* Task statement *
Output the line that holds "Convert this chart to matplotlib code.", the line that holds "limit_ew = [5.1, 6.6, 8.7, 10.1, 11.2, 12.2, 15.0, 18.0]", and every line between them, exactly, but none of the pictures.

+===+

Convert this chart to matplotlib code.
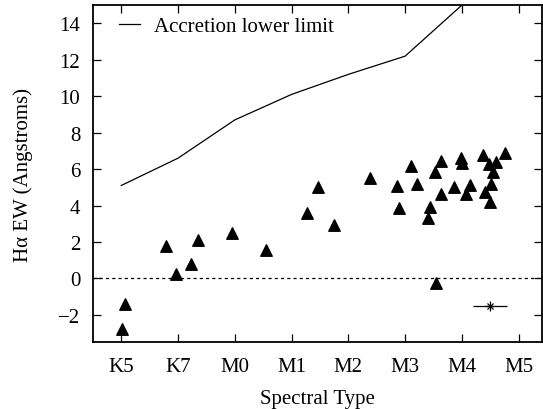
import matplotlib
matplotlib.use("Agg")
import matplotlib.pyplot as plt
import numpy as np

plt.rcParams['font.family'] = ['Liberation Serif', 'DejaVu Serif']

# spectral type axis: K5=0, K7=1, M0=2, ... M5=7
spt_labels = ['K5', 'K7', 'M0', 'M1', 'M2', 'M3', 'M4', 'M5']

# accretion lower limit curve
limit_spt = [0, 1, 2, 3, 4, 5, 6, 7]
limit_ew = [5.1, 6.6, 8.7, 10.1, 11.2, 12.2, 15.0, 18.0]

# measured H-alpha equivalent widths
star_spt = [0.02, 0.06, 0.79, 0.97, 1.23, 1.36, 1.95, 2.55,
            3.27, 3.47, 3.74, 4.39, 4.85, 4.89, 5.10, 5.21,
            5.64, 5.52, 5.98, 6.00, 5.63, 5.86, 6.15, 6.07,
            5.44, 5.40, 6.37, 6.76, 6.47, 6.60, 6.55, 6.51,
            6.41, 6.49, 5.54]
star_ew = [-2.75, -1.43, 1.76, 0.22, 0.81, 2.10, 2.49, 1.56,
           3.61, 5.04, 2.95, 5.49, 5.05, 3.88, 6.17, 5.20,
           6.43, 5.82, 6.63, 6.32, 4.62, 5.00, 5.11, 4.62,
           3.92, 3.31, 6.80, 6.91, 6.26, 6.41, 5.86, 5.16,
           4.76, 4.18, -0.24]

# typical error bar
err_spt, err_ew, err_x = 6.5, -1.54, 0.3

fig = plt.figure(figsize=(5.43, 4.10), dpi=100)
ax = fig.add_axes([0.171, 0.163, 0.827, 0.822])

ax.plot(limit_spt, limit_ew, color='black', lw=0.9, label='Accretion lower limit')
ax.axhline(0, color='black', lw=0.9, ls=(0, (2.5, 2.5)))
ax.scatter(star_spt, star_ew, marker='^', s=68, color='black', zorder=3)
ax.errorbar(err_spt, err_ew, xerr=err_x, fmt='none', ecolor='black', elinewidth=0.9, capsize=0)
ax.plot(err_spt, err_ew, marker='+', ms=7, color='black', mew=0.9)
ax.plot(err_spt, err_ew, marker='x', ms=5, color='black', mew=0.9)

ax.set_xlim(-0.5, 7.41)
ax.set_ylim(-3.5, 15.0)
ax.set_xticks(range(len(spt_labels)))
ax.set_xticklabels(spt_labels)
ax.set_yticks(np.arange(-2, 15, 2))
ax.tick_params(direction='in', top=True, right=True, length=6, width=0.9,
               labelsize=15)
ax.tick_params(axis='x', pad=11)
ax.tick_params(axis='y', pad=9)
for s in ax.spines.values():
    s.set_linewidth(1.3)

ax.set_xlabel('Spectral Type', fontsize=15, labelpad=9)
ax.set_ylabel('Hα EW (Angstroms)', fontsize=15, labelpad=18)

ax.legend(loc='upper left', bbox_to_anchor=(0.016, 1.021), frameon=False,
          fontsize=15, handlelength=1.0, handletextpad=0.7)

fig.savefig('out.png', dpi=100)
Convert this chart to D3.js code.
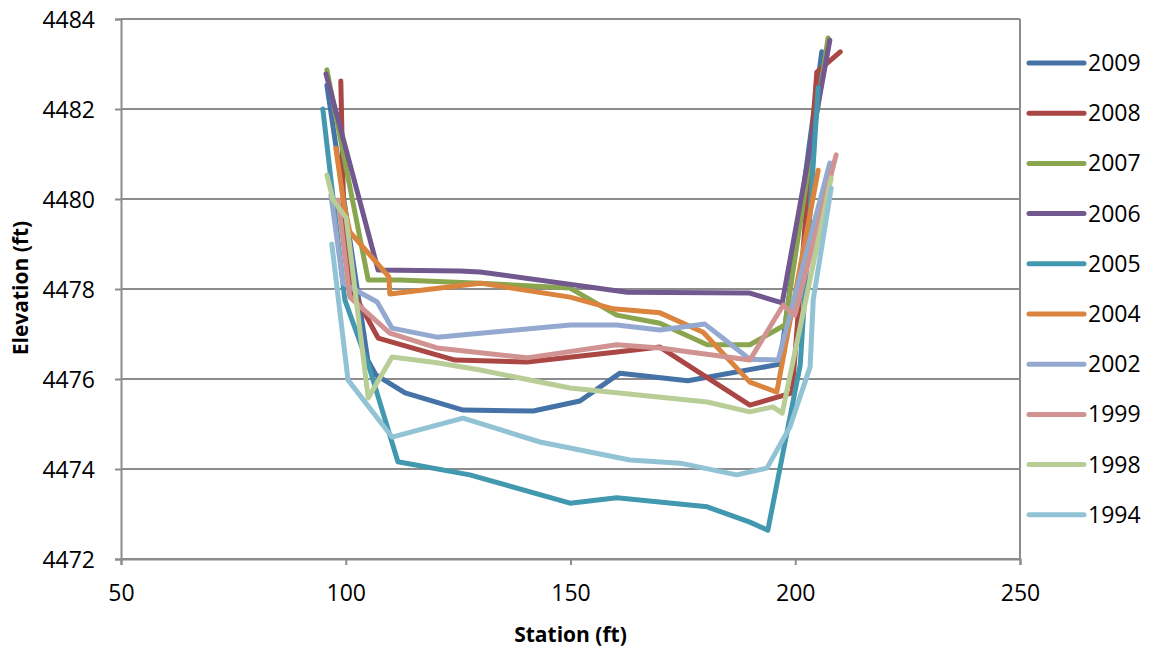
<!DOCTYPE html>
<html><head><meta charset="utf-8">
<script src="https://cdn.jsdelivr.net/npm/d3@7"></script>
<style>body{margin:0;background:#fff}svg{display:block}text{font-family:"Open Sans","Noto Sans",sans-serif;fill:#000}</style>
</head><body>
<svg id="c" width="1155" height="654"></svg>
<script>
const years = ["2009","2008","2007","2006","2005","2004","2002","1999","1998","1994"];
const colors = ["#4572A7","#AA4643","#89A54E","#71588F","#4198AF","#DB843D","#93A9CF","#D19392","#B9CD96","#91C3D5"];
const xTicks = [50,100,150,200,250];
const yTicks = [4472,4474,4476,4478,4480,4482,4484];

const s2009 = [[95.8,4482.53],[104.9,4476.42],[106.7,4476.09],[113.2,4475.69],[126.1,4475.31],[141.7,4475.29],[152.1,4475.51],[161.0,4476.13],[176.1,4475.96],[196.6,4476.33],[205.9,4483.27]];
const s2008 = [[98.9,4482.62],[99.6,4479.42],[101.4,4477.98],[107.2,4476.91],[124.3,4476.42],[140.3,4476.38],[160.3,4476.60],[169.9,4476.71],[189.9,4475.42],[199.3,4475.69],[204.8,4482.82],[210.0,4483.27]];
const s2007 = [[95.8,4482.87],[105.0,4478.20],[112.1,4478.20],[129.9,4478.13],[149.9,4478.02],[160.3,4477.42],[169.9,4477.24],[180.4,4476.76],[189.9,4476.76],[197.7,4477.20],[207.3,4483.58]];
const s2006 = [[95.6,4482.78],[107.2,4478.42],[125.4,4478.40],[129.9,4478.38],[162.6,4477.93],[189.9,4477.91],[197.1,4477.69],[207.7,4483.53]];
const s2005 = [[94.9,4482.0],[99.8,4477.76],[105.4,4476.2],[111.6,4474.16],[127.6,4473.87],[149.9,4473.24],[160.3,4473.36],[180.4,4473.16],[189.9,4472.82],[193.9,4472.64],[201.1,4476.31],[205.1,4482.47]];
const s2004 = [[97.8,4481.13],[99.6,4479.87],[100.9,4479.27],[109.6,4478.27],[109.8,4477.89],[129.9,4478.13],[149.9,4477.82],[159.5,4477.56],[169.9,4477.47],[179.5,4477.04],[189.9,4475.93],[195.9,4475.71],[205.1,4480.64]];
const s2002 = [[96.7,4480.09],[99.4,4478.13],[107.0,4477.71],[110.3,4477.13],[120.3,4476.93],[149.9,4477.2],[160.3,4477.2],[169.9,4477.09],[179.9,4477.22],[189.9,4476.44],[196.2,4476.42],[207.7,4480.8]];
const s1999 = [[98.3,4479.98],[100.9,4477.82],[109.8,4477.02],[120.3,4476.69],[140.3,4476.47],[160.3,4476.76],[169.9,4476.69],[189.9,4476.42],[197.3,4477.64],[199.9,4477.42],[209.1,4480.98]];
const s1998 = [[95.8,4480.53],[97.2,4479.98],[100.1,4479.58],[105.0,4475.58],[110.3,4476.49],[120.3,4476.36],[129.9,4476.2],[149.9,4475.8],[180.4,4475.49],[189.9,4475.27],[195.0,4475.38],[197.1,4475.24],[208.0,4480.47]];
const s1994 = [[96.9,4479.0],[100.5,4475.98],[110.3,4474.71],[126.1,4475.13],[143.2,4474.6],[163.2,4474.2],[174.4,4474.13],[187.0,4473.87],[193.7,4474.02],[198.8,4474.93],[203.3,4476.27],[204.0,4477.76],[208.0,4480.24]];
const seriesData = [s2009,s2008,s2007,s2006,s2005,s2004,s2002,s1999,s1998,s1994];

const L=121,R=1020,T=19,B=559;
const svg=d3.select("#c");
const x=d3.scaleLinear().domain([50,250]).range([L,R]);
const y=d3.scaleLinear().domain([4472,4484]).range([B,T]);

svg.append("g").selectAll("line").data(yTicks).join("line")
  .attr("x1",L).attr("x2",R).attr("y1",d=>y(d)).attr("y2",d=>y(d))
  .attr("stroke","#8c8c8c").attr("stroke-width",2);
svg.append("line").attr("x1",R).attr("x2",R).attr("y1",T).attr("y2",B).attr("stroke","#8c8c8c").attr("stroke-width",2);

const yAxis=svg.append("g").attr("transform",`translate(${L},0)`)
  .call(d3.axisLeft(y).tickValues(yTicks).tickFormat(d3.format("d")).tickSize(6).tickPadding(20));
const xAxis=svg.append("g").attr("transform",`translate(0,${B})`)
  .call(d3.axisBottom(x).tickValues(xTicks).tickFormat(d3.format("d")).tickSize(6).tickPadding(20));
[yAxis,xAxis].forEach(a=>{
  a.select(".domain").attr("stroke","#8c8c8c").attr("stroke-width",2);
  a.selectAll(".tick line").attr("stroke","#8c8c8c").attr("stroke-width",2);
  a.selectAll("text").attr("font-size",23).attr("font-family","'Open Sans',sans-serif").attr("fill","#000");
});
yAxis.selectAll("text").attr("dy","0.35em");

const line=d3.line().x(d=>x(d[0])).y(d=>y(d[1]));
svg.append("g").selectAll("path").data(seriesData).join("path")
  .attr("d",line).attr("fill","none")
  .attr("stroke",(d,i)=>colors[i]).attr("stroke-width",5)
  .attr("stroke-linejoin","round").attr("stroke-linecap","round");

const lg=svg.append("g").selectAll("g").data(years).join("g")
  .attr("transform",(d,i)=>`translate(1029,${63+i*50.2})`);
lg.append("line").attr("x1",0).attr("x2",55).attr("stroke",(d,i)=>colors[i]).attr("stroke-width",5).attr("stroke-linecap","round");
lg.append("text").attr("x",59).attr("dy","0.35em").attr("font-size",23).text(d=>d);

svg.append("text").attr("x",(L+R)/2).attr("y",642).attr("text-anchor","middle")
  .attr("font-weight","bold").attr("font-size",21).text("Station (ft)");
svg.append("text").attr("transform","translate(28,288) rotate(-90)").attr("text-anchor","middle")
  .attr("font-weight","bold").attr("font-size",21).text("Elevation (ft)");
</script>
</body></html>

+===+

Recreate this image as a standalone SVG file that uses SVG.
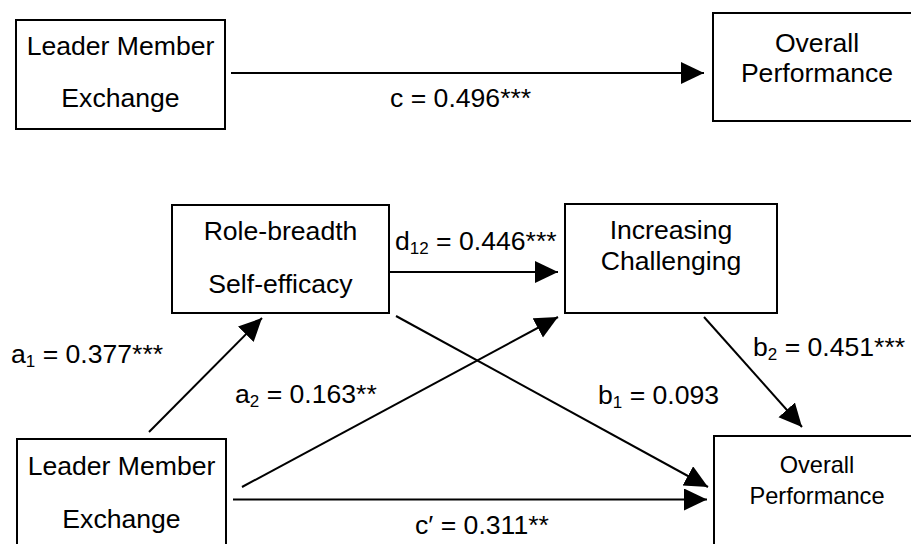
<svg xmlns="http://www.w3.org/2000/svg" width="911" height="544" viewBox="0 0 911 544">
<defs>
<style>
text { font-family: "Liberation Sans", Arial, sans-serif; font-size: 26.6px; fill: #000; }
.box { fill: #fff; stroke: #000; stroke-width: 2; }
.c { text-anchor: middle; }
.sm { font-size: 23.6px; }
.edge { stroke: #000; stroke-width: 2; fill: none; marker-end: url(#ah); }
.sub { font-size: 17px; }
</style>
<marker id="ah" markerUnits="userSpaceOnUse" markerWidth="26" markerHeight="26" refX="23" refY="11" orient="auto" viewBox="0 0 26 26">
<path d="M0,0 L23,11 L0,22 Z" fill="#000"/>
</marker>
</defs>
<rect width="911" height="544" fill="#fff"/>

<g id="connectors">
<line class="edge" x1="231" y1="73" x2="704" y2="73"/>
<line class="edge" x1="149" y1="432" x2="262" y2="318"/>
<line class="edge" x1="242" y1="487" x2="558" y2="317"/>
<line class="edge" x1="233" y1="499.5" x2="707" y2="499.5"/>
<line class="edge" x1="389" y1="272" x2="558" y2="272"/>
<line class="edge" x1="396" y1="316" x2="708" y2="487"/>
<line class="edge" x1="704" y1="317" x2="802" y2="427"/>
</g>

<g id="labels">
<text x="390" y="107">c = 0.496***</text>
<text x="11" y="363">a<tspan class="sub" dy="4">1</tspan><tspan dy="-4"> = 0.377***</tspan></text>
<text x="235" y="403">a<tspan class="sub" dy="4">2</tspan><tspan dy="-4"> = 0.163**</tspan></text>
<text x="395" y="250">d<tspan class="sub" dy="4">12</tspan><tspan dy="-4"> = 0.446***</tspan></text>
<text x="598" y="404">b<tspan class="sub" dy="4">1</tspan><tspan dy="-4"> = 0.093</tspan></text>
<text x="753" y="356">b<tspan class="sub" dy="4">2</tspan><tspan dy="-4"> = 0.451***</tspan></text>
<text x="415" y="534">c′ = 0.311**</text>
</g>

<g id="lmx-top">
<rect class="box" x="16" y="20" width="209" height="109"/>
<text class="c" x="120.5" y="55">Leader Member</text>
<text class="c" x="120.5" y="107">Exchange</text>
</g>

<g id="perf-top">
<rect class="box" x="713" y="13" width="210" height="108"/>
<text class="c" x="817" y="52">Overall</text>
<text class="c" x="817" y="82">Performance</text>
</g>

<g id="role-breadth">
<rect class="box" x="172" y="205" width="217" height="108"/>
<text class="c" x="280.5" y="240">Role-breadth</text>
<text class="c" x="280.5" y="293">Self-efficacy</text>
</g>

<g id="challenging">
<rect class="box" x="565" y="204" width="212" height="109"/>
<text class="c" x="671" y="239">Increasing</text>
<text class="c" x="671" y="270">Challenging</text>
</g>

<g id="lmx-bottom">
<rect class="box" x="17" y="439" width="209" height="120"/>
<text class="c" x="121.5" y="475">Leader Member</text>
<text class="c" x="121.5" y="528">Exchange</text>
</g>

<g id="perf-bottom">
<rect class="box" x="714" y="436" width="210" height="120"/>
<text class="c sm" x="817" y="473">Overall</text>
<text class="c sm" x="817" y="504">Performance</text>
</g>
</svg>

+===+

* Solution below *
Convert this chart to matplotlib code.
import matplotlib
matplotlib.use("Agg")
import matplotlib.pyplot as plt
import numpy as np

plt.rcParams['font.family'] = ['Liberation Serif', 'DejaVu Serif']

# spectral type axis: K5=0, K7=1, M0=2, ... M5=7
spt_labels = ['K5', 'K7', 'M0', 'M1', 'M2', 'M3', 'M4', 'M5']

# accretion lower limit curve
limit_spt = [0, 1, 2, 3, 4, 5, 6, 7]
limit_ew = [5.1, 6.6, 8.7, 10.1, 11.2, 12.2, 15.0, 18.0]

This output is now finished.